* _INSTRUCTIONS FOR THE TASK_
Quote every line below exactly and skip any picture.

Stored data entries:
===============

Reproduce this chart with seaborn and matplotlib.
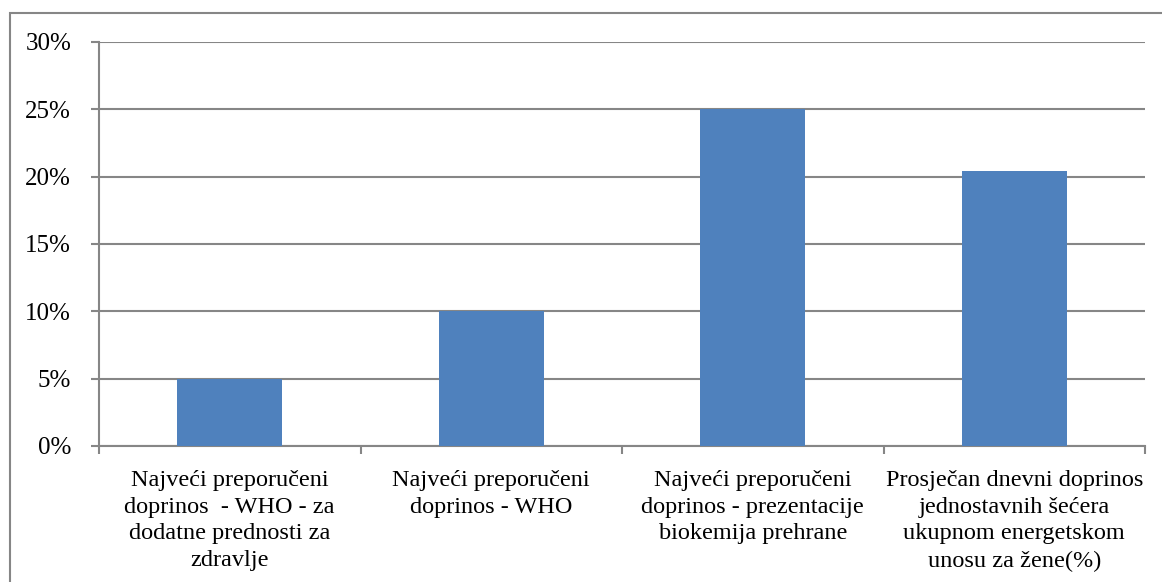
import matplotlib.pyplot as plt
import seaborn as sns
import pandas as pd
from matplotlib.ticker import PercentFormatter, FixedLocator
from matplotlib.patches import Rectangle

categories = [
    "Najveći preporučeni\ndoprinos  - WHO - za\ndodatne prednosti za\nzdravlje",
    "Najveći preporučeni\ndoprinos - WHO",
    "Najveći preporučeni\ndoprinos - prezentacije\nbiokemija prehrane",
    "Prosječan dnevni doprinos\njednostavnih šećera\nukupnom energetskom\nunosu za žene(%)",
]
values = [0.05, 0.10, 0.25, 0.204]
y_ticks = [0, 0.05, 0.10, 0.15, 0.20, 0.25, 0.30]

df = pd.DataFrame({"kategorija": categories, "udio": values})

sns.set_style("white")
plt.rcParams["font.family"] = ["Liberation Serif", "DejaVu Serif"]
plt.rcParams["text.color"] = "black"
plt.rcParams["xtick.labelcolor"] = "black"
plt.rcParams["ytick.labelcolor"] = "black"

fig = plt.figure(figsize=(11.62, 5.82), dpi=100)
ax = fig.add_axes([99 / 1162, 1 - 446 / 582, (1145 - 99) / 1162, (446 - 42) / 582])

grid_col = "#868686"
sns.barplot(data=df, x="kategorija", y="udio", color="#4F81BD", saturation=1,
            width=0.4, linewidth=0, ax=ax, zorder=3)

ax.set_ylim(0, 0.30)
ax.set_xlim(-0.5, len(categories) - 0.5)
ax.yaxis.set_major_locator(FixedLocator(y_ticks))
ax.yaxis.set_major_formatter(PercentFormatter(1.0, decimals=0))
ax.grid(axis="y", color=grid_col, linewidth=1.5, zorder=0)
ax.set_axisbelow(True)

for s in ["top", "right"]:
    ax.spines[s].set_visible(False)
for s in ["left", "bottom"]:
    ax.spines[s].set_color(grid_col)
    ax.spines[s].set_linewidth(1.5)

ax.tick_params(axis="y", length=6, color=grid_col, width=1.5, labelsize=18, pad=14,
               left=True, labelcolor="black")
ax.tick_params(axis="x", which="major", length=0, labelsize=17.5, pad=17, labelcolor="black")
ax.set_xticks(range(len(categories)))
ax.set_xticklabels(categories, linespacing=1.37)
ax.set_xticks([-0.5, 0.5, 1.5, 2.5, 3.5], minor=True)
ax.tick_params(axis="x", which="minor", length=5.5, color=grid_col, width=1.5, bottom=True)
ax.set_xlabel("")
ax.set_ylabel("")

fig.patches.append(Rectangle((9.5 / 1162, -0.01), 1.1, 1 - 12.5 / 582 + 0.01,
                             transform=fig.transFigure, fill=False,
                             edgecolor=grid_col, linewidth=1.5))

fig.savefig("out.png", dpi=100)
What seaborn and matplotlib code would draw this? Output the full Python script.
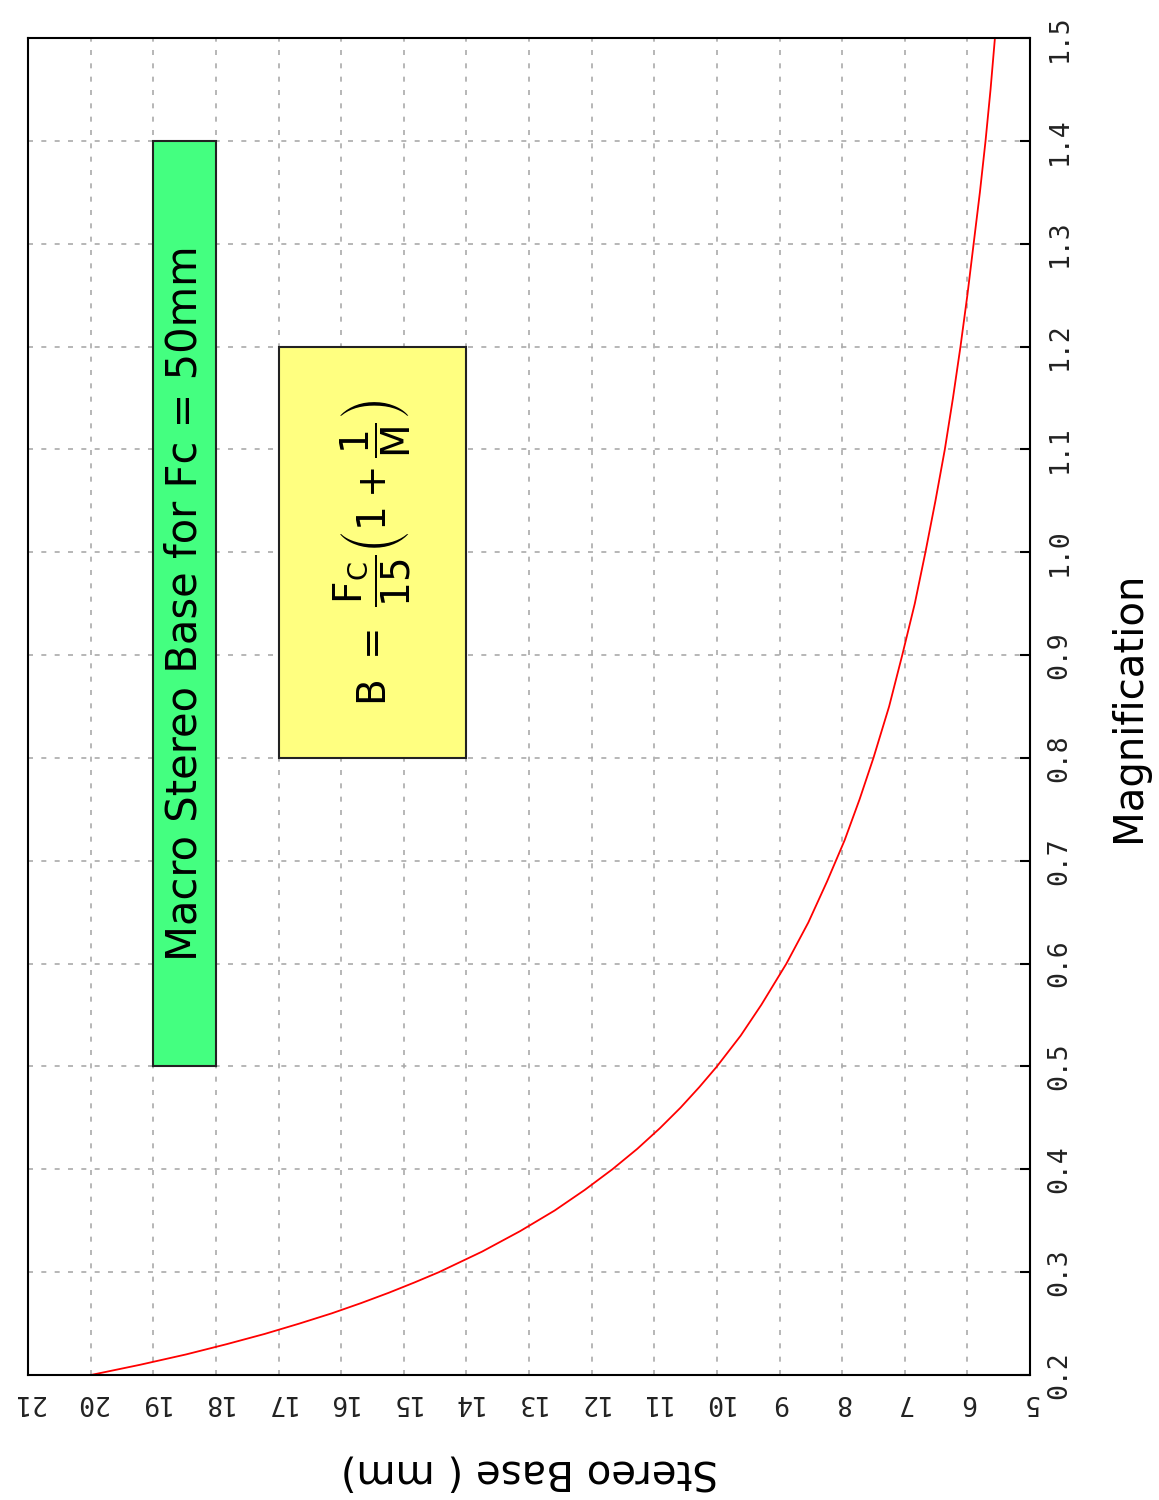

===============

* _REPLY TO THE TASK_
Reproduce this chart with seaborn and matplotlib.
import matplotlib.pyplot as plt
import seaborn as sns
import pandas as pd
from matplotlib.ticker import PercentFormatter, FixedLocator
from matplotlib.patches import Rectangle

categories = [
    "Najveći preporučeni\ndoprinos  - WHO - za\ndodatne prednosti za\nzdravlje",
    "Najveći preporučeni\ndoprinos - WHO",
    "Najveći preporučeni\ndoprinos - prezentacije\nbiokemija prehrane",
    "Prosječan dnevni doprinos\njednostavnih šećera\nukupnom energetskom\nunosu za žene(%)",
]
values = [0.05, 0.10, 0.25, 0.204]
y_ticks = [0, 0.05, 0.10, 0.15, 0.20, 0.25, 0.30]

df = pd.DataFrame({"kategorija": categories, "udio": values})

sns.set_style("white")
plt.rcParams["font.family"] = ["Liberation Serif", "DejaVu Serif"]
plt.rcParams["text.color"] = "black"
plt.rcParams["xtick.labelcolor"] = "black"
plt.rcParams["ytick.labelcolor"] = "black"

fig = plt.figure(figsize=(11.62, 5.82), dpi=100)
ax = fig.add_axes([99 / 1162, 1 - 446 / 582, (1145 - 99) / 1162, (446 - 42) / 582])

grid_col = "#868686"
sns.barplot(data=df, x="kategorija", y="udio", color="#4F81BD", saturation=1,
            width=0.4, linewidth=0, ax=ax, zorder=3)

ax.set_ylim(0, 0.30)
ax.set_xlim(-0.5, len(categories) - 0.5)
ax.yaxis.set_major_locator(FixedLocator(y_ticks))
ax.yaxis.set_major_formatter(PercentFormatter(1.0, decimals=0))
ax.grid(axis="y", color=grid_col, linewidth=1.5, zorder=0)
ax.set_axisbelow(True)

for s in ["top", "right"]:
    ax.spines[s].set_visible(False)
for s in ["left", "bottom"]:
    ax.spines[s].set_color(grid_col)
    ax.spines[s].set_linewidth(1.5)

ax.tick_params(axis="y", length=6, color=grid_col, width=1.5, labelsize=18, pad=14,
               left=True, labelcolor="black")
ax.tick_params(axis="x", which="major", length=0, labelsize=17.5, pad=17, labelcolor="black")
ax.set_xticks(range(len(categories)))
ax.set_xticklabels(categories, linespacing=1.37)
ax.set_xticks([-0.5, 0.5, 1.5, 2.5, 3.5], minor=True)
ax.tick_params(axis="x", which="minor", length=5.5, color=grid_col, width=1.5, bottom=True)
ax.set_xlabel("")
ax.set_ylabel("")

fig.patches.append(Rectangle((9.5 / 1162, -0.01), 1.1, 1 - 12.5 / 582 + 0.01,
                             transform=fig.transFigure, fill=False,
                             edgecolor=grid_col, linewidth=1.5))

fig.savefig("out.png", dpi=100)
What seaborn and matplotlib code would draw this? Output the full Python script.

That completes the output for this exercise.